Monday, October 4, 2010

Kindness

We left Houston around 3pm yesterday and made good time home.  I was glad to get the whole car ride with just Coach.  We haven't had very much time together since all this has happened, I'm so fucking irritated by football and the whole system he's forced to participate in right now.  I never see him and I need him so badly right now.

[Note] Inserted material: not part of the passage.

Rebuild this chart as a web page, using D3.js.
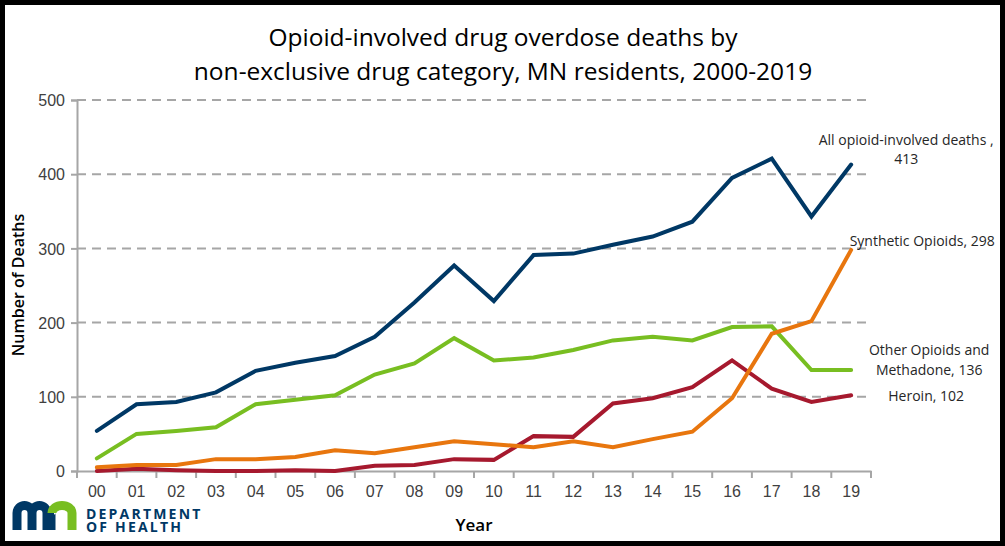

Anyway, mom was exhausted Friday and Saturday, but finally had a little energy (I mean very little, but at least more than the rest of our visit) Sunday.  Caitlin and her fiance left around 2.  I got to talk to my mom for the first time all weekend.  I was wanting to talk to her about how she is dealing with all this and hadn't gotten that chance with everyone there and her being so tired.  So even though it probably wasn't 5 minutes I felt much better seeing her talk to me and discuss all this insanity for the first time since we'd arrived.  She said she's not afraid of dying, she's afraid of leaving--she doesn't want to leave us.  It was probably the first time all weekend I couldn't hold the tears back and that just killed me. It feels so selfish to cry right now, it's not me having to go through such a horrible and painful event.  Not me having to say goodbye to everyone I love. 

My stepdad just broke down every night at dinner but you can tell he's holding it together in front of my mom and is the most convincing of all of us.  I feel so awful for him.  He'll be there all alone when she's gone.  I want him to come up and live near us where we can continue to be a family.  It's ironic how when you get the family you've always wanted it gets riped away, with such little warning. 

I feel like a heartless bitch watching everyone around me break down, but like I said before I just can't go down that road now.  She's my mom and she raised me to be tough and strong, and I feel like I need to help this family as much as I can now.  Not that I'm not devastated, not that I'm not so deeply scared and hurt, not that I'm not breaking down, but outwardly I am trying to remember everything good about my Mom--which, as she requested yesterday, is how we will do this. 

I feel like my soul is glazed over.  With my dad everything was so sudden, you were forced headlong into it without a wait.  I honestly do not know which is worse.  Experiencing both.... I want to be with her until the end.  I'm taking as much time off as I need, working remotely (work has been great), and spending weekends with her to make sure I don't regret a moment.  I have enough baby time saved up from before, and it's never a question of using that time now.  She's my mom.  I hate seeing her this way.  This is not how she wants to do this, in so much pain needing so much help.  But I'll be there to make it as painless, filled with love, as I can.  I know we all will.

But my stepdad said it best: This is SO FUCKED UP.